[START Raw data]

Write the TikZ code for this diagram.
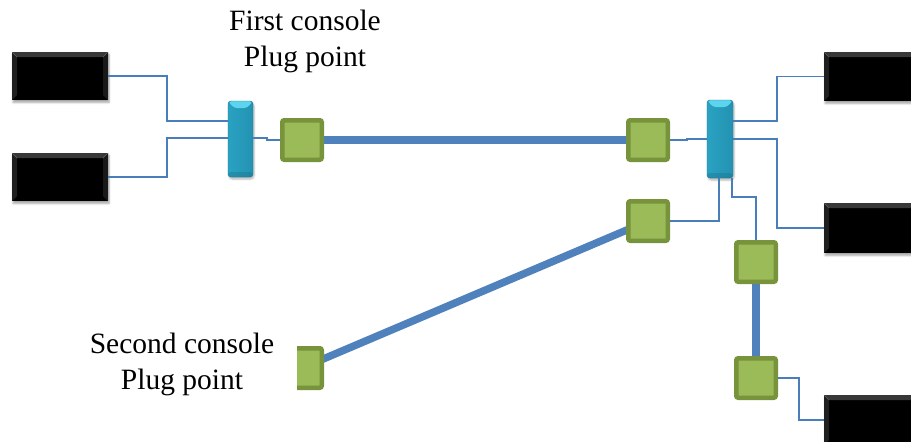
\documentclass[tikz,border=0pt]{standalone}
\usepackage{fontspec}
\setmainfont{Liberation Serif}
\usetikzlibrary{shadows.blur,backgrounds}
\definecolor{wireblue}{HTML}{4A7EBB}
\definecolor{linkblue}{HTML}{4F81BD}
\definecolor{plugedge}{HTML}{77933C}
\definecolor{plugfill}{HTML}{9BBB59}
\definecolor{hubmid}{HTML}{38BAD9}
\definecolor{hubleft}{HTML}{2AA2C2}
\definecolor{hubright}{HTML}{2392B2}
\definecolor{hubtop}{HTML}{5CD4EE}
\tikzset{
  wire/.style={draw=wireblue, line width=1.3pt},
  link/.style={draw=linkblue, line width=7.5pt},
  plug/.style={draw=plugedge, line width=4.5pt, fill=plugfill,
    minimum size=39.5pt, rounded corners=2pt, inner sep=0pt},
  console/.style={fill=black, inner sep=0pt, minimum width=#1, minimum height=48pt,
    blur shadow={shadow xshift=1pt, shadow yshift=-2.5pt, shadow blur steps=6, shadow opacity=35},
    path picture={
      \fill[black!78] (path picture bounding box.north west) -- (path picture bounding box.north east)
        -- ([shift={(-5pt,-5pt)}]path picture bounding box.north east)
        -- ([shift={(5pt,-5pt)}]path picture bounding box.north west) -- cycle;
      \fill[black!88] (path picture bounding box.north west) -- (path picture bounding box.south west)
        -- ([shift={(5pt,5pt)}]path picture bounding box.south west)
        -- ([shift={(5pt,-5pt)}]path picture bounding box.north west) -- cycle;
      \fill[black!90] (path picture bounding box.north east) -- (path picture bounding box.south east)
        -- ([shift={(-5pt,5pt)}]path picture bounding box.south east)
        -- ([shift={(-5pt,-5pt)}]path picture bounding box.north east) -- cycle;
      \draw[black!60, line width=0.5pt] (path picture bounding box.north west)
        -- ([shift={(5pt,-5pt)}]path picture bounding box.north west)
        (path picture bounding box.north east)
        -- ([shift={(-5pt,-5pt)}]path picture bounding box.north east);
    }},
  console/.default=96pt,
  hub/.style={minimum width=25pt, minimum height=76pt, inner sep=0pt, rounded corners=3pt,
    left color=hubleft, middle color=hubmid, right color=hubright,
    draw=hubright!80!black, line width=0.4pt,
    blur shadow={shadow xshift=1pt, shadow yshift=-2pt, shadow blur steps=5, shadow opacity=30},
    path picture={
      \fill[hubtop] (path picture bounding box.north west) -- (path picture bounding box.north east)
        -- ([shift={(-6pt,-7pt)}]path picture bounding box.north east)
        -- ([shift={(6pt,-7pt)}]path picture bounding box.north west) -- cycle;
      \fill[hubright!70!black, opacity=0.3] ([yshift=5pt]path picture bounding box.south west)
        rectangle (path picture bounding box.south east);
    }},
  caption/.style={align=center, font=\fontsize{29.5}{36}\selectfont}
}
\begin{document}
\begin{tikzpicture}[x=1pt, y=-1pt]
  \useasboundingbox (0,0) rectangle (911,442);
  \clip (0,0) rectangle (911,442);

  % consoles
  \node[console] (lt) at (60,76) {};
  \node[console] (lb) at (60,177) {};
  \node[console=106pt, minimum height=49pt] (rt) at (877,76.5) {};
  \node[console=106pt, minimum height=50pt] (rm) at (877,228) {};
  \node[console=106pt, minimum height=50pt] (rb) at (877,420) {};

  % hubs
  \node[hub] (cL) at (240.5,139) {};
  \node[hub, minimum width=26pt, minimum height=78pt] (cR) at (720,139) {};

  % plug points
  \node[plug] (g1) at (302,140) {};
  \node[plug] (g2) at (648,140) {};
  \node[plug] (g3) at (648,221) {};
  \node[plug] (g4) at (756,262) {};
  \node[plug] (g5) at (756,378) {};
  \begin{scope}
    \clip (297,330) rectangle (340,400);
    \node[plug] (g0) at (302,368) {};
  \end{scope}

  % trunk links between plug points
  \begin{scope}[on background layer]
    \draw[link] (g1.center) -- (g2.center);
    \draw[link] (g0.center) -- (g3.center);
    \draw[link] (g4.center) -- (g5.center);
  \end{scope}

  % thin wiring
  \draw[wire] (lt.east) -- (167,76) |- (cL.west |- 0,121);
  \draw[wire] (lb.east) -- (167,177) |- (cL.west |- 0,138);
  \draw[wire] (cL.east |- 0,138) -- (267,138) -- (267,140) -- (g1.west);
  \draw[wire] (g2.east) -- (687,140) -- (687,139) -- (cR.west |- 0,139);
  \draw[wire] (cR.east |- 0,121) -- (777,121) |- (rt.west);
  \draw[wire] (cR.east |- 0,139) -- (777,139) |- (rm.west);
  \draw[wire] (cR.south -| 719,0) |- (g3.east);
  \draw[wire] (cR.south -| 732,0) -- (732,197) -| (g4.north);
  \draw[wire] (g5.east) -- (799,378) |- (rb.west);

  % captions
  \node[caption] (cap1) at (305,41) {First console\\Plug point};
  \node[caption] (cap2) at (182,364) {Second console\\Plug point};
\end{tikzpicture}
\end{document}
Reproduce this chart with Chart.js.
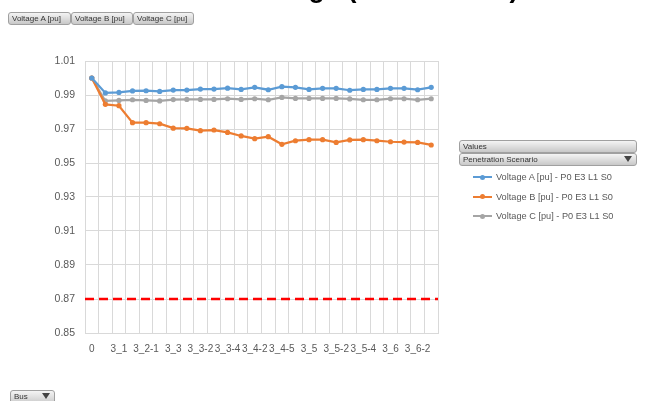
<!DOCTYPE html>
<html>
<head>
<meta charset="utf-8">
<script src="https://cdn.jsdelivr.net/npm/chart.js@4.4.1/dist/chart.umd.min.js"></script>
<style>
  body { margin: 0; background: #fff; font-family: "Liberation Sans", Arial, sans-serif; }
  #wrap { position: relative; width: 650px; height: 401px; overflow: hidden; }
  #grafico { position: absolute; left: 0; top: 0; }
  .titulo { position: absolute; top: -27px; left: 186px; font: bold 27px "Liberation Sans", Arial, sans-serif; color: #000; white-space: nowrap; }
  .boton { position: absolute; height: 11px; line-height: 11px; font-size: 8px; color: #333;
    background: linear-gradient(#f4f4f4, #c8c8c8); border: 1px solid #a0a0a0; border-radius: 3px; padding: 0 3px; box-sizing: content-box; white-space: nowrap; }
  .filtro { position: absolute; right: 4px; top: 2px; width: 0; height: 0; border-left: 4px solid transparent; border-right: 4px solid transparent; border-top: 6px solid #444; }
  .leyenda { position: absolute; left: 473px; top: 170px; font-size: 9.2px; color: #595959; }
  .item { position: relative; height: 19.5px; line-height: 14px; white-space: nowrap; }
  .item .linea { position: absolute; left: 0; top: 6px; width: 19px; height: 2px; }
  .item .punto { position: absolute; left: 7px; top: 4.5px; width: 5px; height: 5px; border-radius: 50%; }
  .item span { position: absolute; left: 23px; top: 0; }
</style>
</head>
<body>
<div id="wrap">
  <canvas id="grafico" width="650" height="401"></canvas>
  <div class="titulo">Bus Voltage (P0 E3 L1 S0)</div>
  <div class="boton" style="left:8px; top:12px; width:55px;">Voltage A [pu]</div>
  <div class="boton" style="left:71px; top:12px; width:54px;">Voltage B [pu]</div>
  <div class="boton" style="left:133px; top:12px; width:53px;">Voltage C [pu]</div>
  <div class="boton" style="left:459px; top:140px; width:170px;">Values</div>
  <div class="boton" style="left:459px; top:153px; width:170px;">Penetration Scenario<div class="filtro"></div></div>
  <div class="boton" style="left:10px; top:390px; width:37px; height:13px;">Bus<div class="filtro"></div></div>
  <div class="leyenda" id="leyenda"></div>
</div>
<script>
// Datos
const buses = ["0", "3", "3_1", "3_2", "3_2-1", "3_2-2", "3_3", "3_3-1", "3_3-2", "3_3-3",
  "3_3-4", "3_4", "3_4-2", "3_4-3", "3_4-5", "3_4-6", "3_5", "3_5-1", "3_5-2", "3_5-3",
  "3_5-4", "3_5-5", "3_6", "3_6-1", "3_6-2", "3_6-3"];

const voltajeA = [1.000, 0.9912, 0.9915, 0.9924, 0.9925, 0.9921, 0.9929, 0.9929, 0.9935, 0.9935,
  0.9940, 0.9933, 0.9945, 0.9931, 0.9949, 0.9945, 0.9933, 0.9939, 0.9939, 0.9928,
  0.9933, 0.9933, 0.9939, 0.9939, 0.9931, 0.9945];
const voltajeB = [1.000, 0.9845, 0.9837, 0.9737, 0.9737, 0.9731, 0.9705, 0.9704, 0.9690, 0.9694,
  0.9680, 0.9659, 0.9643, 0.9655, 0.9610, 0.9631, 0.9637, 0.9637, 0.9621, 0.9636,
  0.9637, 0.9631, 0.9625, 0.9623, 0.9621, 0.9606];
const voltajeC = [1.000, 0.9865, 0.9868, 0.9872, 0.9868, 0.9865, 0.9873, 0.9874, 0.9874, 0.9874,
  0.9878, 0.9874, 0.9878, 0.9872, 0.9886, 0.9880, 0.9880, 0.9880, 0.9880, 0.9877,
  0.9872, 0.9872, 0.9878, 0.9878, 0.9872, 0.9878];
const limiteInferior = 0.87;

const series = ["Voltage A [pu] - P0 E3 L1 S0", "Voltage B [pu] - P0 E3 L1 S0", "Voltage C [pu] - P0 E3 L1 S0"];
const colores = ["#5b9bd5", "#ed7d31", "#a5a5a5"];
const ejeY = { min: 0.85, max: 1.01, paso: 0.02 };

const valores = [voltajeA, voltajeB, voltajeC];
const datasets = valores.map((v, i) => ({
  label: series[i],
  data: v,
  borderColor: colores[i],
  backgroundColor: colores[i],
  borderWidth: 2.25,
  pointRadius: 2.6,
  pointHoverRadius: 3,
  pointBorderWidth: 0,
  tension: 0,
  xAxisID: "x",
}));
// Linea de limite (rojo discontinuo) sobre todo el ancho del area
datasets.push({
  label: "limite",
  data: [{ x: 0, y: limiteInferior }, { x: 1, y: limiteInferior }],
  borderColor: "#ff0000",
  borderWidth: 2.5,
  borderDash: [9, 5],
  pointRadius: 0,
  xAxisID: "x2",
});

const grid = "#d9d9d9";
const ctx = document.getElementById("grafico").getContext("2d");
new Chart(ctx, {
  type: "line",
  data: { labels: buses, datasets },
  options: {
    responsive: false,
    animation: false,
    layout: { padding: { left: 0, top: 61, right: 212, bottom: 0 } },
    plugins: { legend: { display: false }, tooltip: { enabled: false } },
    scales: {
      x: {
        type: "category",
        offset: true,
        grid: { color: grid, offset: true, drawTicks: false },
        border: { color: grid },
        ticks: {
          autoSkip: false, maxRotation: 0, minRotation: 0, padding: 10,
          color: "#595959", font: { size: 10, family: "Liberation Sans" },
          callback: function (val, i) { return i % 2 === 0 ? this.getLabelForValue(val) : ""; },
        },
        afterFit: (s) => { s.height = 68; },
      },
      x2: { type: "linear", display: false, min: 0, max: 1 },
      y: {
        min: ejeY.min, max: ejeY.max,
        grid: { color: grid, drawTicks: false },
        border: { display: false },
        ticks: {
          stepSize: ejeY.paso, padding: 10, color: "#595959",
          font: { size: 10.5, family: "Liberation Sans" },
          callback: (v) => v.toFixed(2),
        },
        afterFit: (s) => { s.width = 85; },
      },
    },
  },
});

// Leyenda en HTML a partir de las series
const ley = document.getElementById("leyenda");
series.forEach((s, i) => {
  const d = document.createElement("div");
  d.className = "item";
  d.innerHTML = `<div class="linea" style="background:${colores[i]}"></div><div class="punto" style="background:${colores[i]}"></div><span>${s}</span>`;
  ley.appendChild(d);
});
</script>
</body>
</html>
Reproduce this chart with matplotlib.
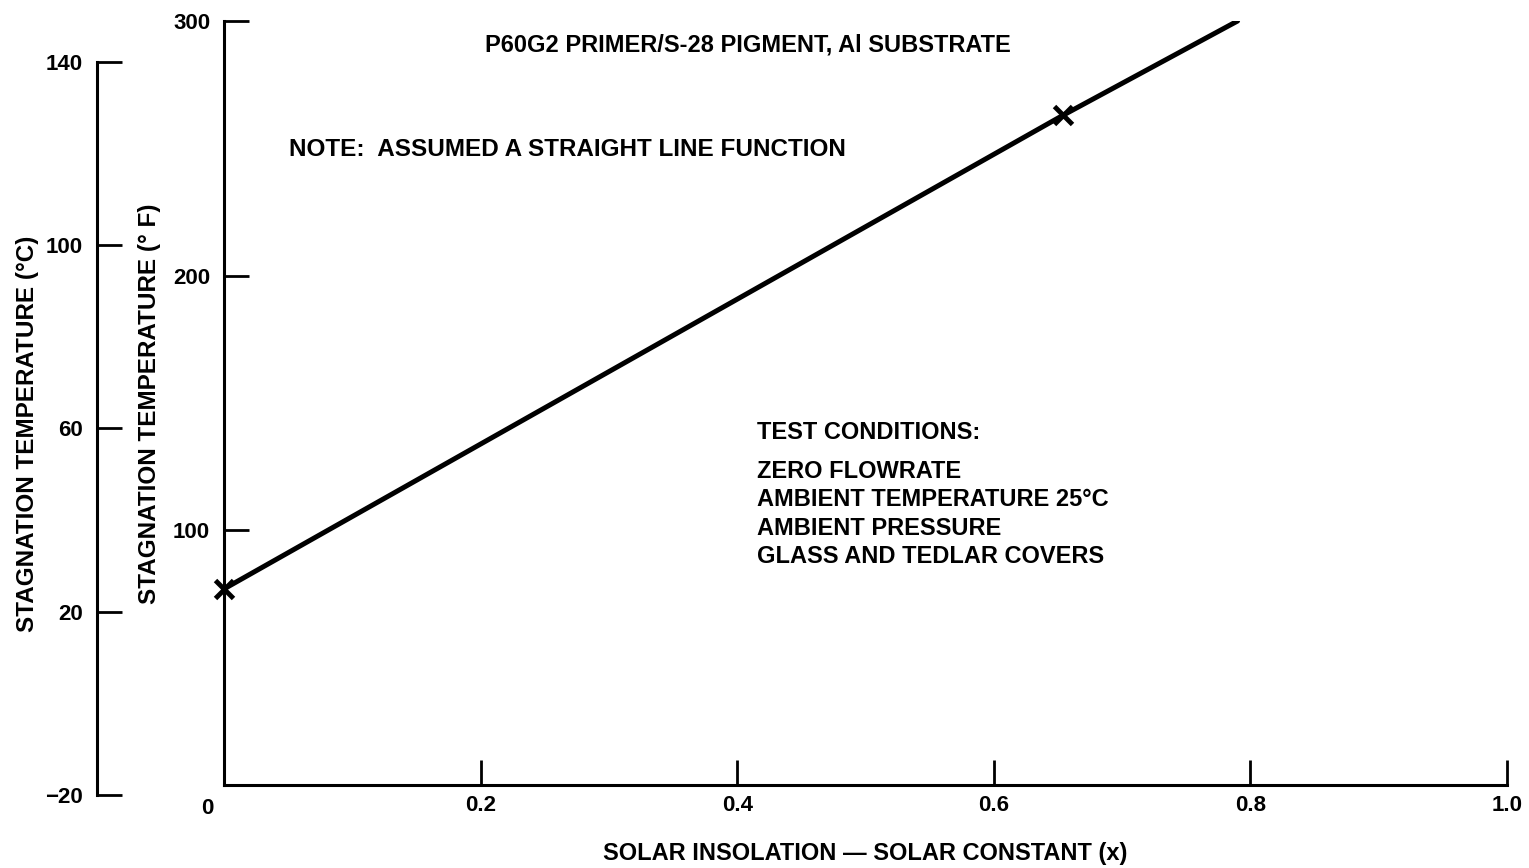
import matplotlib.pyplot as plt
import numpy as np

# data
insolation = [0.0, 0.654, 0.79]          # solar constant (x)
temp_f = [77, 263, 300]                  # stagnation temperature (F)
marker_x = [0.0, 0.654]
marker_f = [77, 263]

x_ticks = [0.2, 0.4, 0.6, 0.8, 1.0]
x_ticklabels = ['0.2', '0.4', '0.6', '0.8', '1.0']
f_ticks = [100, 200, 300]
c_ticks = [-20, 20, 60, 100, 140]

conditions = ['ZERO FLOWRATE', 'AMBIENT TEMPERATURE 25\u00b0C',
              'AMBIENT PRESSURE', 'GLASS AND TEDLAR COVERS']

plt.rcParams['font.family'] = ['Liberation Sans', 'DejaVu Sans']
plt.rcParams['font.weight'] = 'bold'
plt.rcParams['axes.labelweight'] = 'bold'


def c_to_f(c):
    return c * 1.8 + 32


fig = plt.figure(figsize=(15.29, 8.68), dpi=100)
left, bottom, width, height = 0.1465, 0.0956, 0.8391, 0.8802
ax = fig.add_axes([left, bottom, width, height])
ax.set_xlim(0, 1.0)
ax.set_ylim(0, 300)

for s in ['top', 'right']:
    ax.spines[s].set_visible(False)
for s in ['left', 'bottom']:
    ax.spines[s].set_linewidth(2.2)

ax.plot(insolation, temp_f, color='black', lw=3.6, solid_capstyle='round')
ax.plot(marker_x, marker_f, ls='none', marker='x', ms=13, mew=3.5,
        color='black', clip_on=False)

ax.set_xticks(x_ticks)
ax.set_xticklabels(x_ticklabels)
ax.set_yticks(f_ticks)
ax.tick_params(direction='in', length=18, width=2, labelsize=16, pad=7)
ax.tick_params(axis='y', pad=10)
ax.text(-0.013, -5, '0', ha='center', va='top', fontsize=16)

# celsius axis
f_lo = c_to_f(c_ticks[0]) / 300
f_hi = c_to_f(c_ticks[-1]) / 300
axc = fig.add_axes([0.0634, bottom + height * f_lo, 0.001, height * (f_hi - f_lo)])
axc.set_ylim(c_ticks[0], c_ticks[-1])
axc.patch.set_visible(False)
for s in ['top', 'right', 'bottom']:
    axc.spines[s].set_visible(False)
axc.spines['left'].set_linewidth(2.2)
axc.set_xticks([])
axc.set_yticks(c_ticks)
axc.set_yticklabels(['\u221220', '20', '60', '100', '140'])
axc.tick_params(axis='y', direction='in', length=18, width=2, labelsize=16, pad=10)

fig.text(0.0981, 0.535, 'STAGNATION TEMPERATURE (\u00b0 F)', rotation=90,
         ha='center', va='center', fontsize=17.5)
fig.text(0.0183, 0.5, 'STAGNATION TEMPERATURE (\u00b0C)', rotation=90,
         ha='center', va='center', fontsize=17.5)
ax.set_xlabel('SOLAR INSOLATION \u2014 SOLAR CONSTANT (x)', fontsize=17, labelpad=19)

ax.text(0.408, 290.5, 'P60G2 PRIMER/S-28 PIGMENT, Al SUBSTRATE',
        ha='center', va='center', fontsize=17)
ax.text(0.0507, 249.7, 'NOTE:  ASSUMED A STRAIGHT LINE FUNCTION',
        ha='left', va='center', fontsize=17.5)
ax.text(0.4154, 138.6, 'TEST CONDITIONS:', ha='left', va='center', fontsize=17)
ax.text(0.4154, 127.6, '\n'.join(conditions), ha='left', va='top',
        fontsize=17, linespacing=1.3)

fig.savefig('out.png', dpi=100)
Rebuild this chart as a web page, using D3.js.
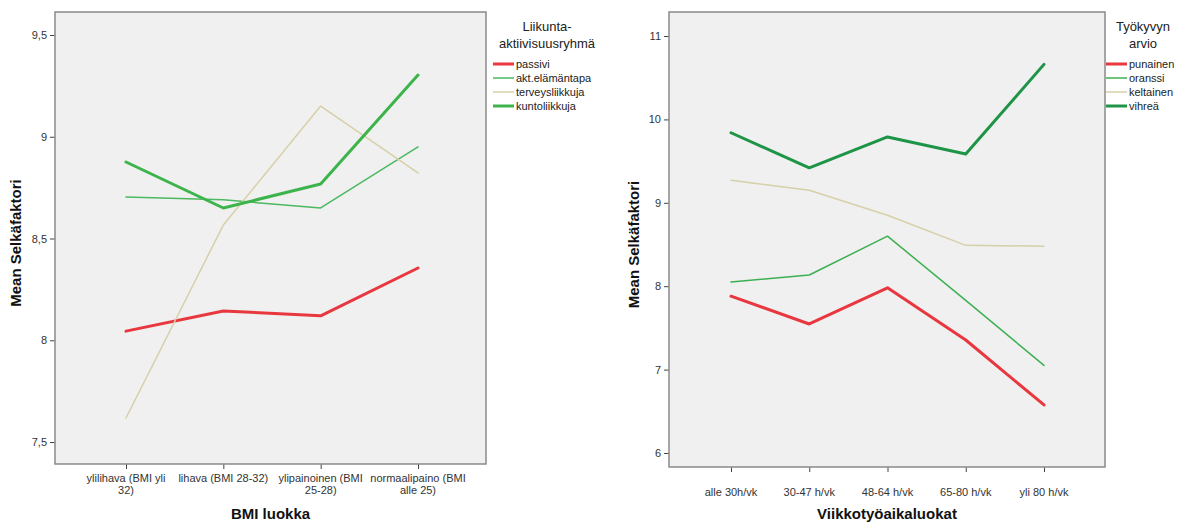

[END Raw data]

Working from the entries above, reproduce exactly and only the lines beginning with the line that has "Reproduce this chart with matplotlib." and ending with the line that has "ax.text(-0.013, -5, '0', ha='center', va='top', fontsize=16)"; omit all pictures.

• **Task response**:
Reproduce this chart with matplotlib.
import matplotlib.pyplot as plt
import numpy as np

# data
insolation = [0.0, 0.654, 0.79]          # solar constant (x)
temp_f = [77, 263, 300]                  # stagnation temperature (F)
marker_x = [0.0, 0.654]
marker_f = [77, 263]

x_ticks = [0.2, 0.4, 0.6, 0.8, 1.0]
x_ticklabels = ['0.2', '0.4', '0.6', '0.8', '1.0']
f_ticks = [100, 200, 300]
c_ticks = [-20, 20, 60, 100, 140]

conditions = ['ZERO FLOWRATE', 'AMBIENT TEMPERATURE 25\u00b0C',
              'AMBIENT PRESSURE', 'GLASS AND TEDLAR COVERS']

plt.rcParams['font.family'] = ['Liberation Sans', 'DejaVu Sans']
plt.rcParams['font.weight'] = 'bold'
plt.rcParams['axes.labelweight'] = 'bold'


def c_to_f(c):
    return c * 1.8 + 32


fig = plt.figure(figsize=(15.29, 8.68), dpi=100)
left, bottom, width, height = 0.1465, 0.0956, 0.8391, 0.8802
ax = fig.add_axes([left, bottom, width, height])
ax.set_xlim(0, 1.0)
ax.set_ylim(0, 300)

for s in ['top', 'right']:
    ax.spines[s].set_visible(False)
for s in ['left', 'bottom']:
    ax.spines[s].set_linewidth(2.2)

ax.plot(insolation, temp_f, color='black', lw=3.6, solid_capstyle='round')
ax.plot(marker_x, marker_f, ls='none', marker='x', ms=13, mew=3.5,
        color='black', clip_on=False)

ax.set_xticks(x_ticks)
ax.set_xticklabels(x_ticklabels)
ax.set_yticks(f_ticks)
ax.tick_params(direction='in', length=18, width=2, labelsize=16, pad=7)
ax.tick_params(axis='y', pad=10)
ax.text(-0.013, -5, '0', ha='center', va='top', fontsize=16)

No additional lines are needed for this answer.